[INPUT MATERIAL]:
━━━━━━━━
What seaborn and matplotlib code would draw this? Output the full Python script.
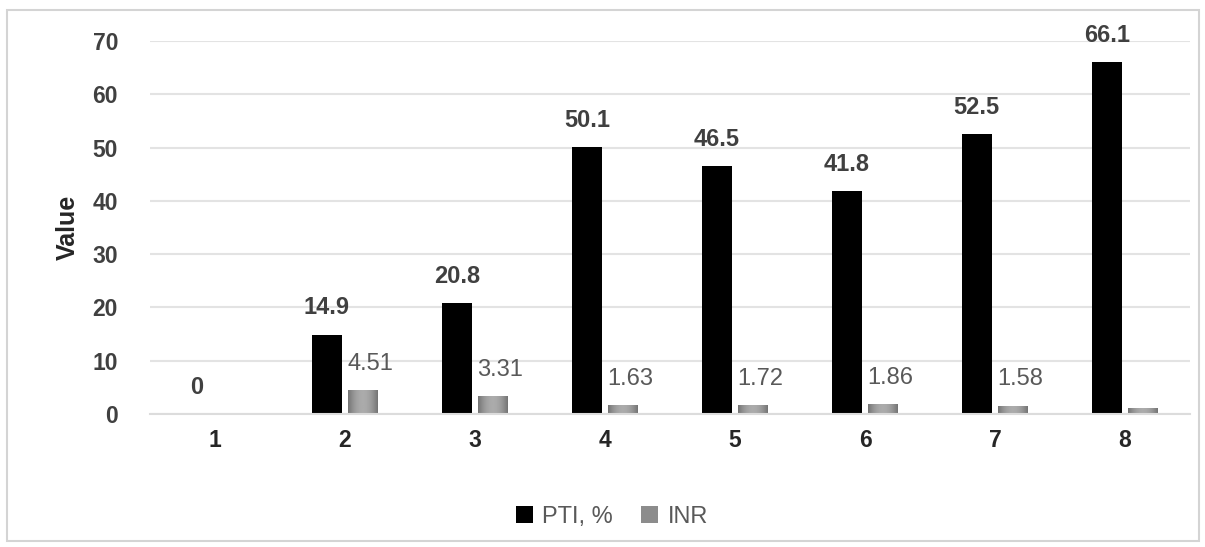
import numpy as np
import pandas as pd
import matplotlib
matplotlib.use("Agg")
import matplotlib.pyplot as plt
from matplotlib.patches import Rectangle
import seaborn as sns

# Values per group
groups = ["1", "2", "3", "4", "5", "6", "7", "8"]
pti_values = [0, 14.9, 20.8, 50.1, 46.5, 41.8, 52.5, 66.1]
inr_values = [0, 4.51, 3.31, 1.63, 1.72, 1.86, 1.58, 1.2]
pti_labels = ["0", "14.9", "20.8", "50.1", "46.5", "41.8", "52.5", "66.1"]
inr_labels = ["", "4.51", "3.31", "1.63", "1.72", "1.86", "1.58", ""]
series_names = ["PTI, %", "INR"]
y_ticks = [0, 10, 20, 30, 40, 50, 60, 70]

sns.set_theme(style="white")
plt.rcParams["font.family"] = ["Liberation Sans", "DejaVu Sans"]
FS = 17
TICK_FS = 16.5

df = pd.DataFrame({
    "group": groups * 2,
    "value": pti_values + inr_values,
    "series": [series_names[0]] * len(groups) + [series_names[1]] * len(groups),
})

fig = plt.figure(figsize=(12.05, 5.47), dpi=100)
ax = fig.add_axes([150 / 1205, 1 - 414 / 547, 1040 / 1205, 373 / 547])

sns.barplot(data=df, x="group", y="value", hue="series", order=groups,
            hue_order=series_names, palette=["#000000", "#8c8c8c"],
            width=0.56, gap=0.19, saturation=1, ax=ax, errorbar=None,
            linewidth=0)

ax.set_ylim(0, 70)
ax.set_xlim(-0.5, len(groups) - 0.5)
ax.set_yticks(y_ticks)
ax.yaxis.grid(True, color="#e3e3e3", linewidth=1.5)
ax.set_axisbelow(True)
for s in ["top", "right", "left"]:
    ax.spines[s].set_visible(False)
ax.spines["bottom"].set_color("#dcdcdc")
ax.spines["bottom"].set_linewidth(1.5)
ax.tick_params(axis="both", length=0)
ax.tick_params(axis="y", pad=23, labelsize=TICK_FS, labelcolor="#404040")
ax.tick_params(axis="x", pad=11, labelsize=TICK_FS, labelcolor="#262626")
for lbl in ax.get_xticklabels() + ax.get_yticklabels():
    lbl.set_fontweight("bold")
ax.set_xlabel("")
ax.set_ylabel("Value", fontsize=FS + 1, fontweight="bold", color="#262626", labelpad=9)

pti_bars, inr_bars = ax.containers[0], ax.containers[1]

# Shaded fill on the INR bars: darker at the sides, lighter in the middle
grad = np.linspace(-1, 1, 64)
shade = 0.45 + 0.22 * (1 - grad ** 2)
img = np.tile(shade, (16, 1))
for patch in inr_bars:
    h = patch.get_height()
    if h <= 0:
        continue
    x0, w = patch.get_x(), patch.get_width()
    im = ax.imshow(img, cmap="gray", vmin=0, vmax=1, aspect="auto",
                   extent=[x0, x0 + w, 0, h], zorder=patch.get_zorder() + 0.1)
    im.set_clip_path(patch)
ax.set_aspect("auto")
ax.set_xlim(-0.5, len(groups) - 0.5)
ax.set_ylim(0, 70)

for patch, text in zip(pti_bars, pti_labels):
    cx = patch.get_x() + patch.get_width() / 2
    ax.annotate(text, (cx, patch.get_height()), xytext=(0, 11),
                textcoords="offset points", ha="center", va="bottom",
                fontsize=FS, fontweight="bold", color="#404040",
                annotation_clip=False)
for patch, text in zip(inr_bars, inr_labels):
    if not text:
        continue
    cx = patch.get_x() + patch.get_width() / 2
    ax.annotate(text, (cx, patch.get_height()), xytext=(5, 11),
                textcoords="offset points", ha="center", va="bottom",
                fontsize=FS, color="#595959", annotation_clip=False)

handles, labels = ax.get_legend_handles_labels()
ax.get_legend().remove()
fig.legend(handles, labels, loc="center", bbox_to_anchor=(0.508, 1 - 517 / 547),
           ncol=2, frameon=False, fontsize=FS, labelcolor="#595959",
           handlelength=0.7, handleheight=0.7, handletextpad=0.4, columnspacing=1.2)

# Outer frame around the chart
fig.patches.append(Rectangle((7 / 1205, 1 - 541 / 547), 1192 / 1205, 531 / 547,
                             transform=fig.transFigure, fill=False,
                             edgecolor="#d4d4d4", linewidth=1.5))

fig.savefig("out.png", dpi=100)
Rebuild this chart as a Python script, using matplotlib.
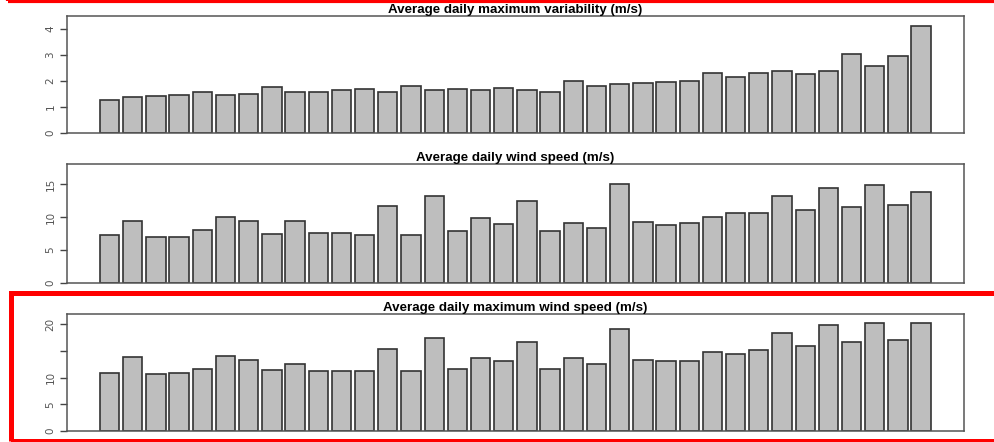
━━━━━━━━
[EXERCISE PROMPT]:
All the material shown above is to be copied exactly, with no pictures carried over.

[WRITTEN SOLUTION]:
What seaborn and matplotlib code would draw this? Output the full Python script.
import numpy as np
import pandas as pd
import matplotlib
matplotlib.use("Agg")
import matplotlib.pyplot as plt
from matplotlib.patches import Rectangle
import seaborn as sns

# Values per group
groups = ["1", "2", "3", "4", "5", "6", "7", "8"]
pti_values = [0, 14.9, 20.8, 50.1, 46.5, 41.8, 52.5, 66.1]
inr_values = [0, 4.51, 3.31, 1.63, 1.72, 1.86, 1.58, 1.2]
pti_labels = ["0", "14.9", "20.8", "50.1", "46.5", "41.8", "52.5", "66.1"]
inr_labels = ["", "4.51", "3.31", "1.63", "1.72", "1.86", "1.58", ""]
series_names = ["PTI, %", "INR"]
y_ticks = [0, 10, 20, 30, 40, 50, 60, 70]

sns.set_theme(style="white")
plt.rcParams["font.family"] = ["Liberation Sans", "DejaVu Sans"]
FS = 17
TICK_FS = 16.5

df = pd.DataFrame({
    "group": groups * 2,
    "value": pti_values + inr_values,
    "series": [series_names[0]] * len(groups) + [series_names[1]] * len(groups),
})

fig = plt.figure(figsize=(12.05, 5.47), dpi=100)
ax = fig.add_axes([150 / 1205, 1 - 414 / 547, 1040 / 1205, 373 / 547])

sns.barplot(data=df, x="group", y="value", hue="series", order=groups,
            hue_order=series_names, palette=["#000000", "#8c8c8c"],
            width=0.56, gap=0.19, saturation=1, ax=ax, errorbar=None,
            linewidth=0)

ax.set_ylim(0, 70)
ax.set_xlim(-0.5, len(groups) - 0.5)
ax.set_yticks(y_ticks)
ax.yaxis.grid(True, color="#e3e3e3", linewidth=1.5)
ax.set_axisbelow(True)
for s in ["top", "right", "left"]:
    ax.spines[s].set_visible(False)
ax.spines["bottom"].set_color("#dcdcdc")
ax.spines["bottom"].set_linewidth(1.5)
ax.tick_params(axis="both", length=0)
ax.tick_params(axis="y", pad=23, labelsize=TICK_FS, labelcolor="#404040")
ax.tick_params(axis="x", pad=11, labelsize=TICK_FS, labelcolor="#262626")
for lbl in ax.get_xticklabels() + ax.get_yticklabels():
    lbl.set_fontweight("bold")
ax.set_xlabel("")
ax.set_ylabel("Value", fontsize=FS + 1, fontweight="bold", color="#262626", labelpad=9)

pti_bars, inr_bars = ax.containers[0], ax.containers[1]

# Shaded fill on the INR bars: darker at the sides, lighter in the middle
grad = np.linspace(-1, 1, 64)
shade = 0.45 + 0.22 * (1 - grad ** 2)
img = np.tile(shade, (16, 1))
for patch in inr_bars:
    h = patch.get_height()
    if h <= 0:
        continue
    x0, w = patch.get_x(), patch.get_width()
    im = ax.imshow(img, cmap="gray", vmin=0, vmax=1, aspect="auto",
                   extent=[x0, x0 + w, 0, h], zorder=patch.get_zorder() + 0.1)
    im.set_clip_path(patch)
ax.set_aspect("auto")
ax.set_xlim(-0.5, len(groups) - 0.5)
ax.set_ylim(0, 70)

for patch, text in zip(pti_bars, pti_labels):
    cx = patch.get_x() + patch.get_width() / 2
    ax.annotate(text, (cx, patch.get_height()), xytext=(0, 11),
                textcoords="offset points", ha="center", va="bottom",
                fontsize=FS, fontweight="bold", color="#404040",
                annotation_clip=False)
for patch, text in zip(inr_bars, inr_labels):
    if not text:
        continue
    cx = patch.get_x() + patch.get_width() / 2
    ax.annotate(text, (cx, patch.get_height()), xytext=(5, 11),
                textcoords="offset points", ha="center", va="bottom",
                fontsize=FS, color="#595959", annotation_clip=False)

handles, labels = ax.get_legend_handles_labels()
ax.get_legend().remove()
fig.legend(handles, labels, loc="center", bbox_to_anchor=(0.508, 1 - 517 / 547),
           ncol=2, frameon=False, fontsize=FS, labelcolor="#595959",
           handlelength=0.7, handleheight=0.7, handletextpad=0.4, columnspacing=1.2)

# Outer frame around the chart
fig.patches.append(Rectangle((7 / 1205, 1 - 541 / 547), 1192 / 1205, 531 / 547,
                             transform=fig.transFigure, fill=False,
                             edgecolor="#d4d4d4", linewidth=1.5))

fig.savefig("out.png", dpi=100)
Rebuild this chart as a Python script, using matplotlib.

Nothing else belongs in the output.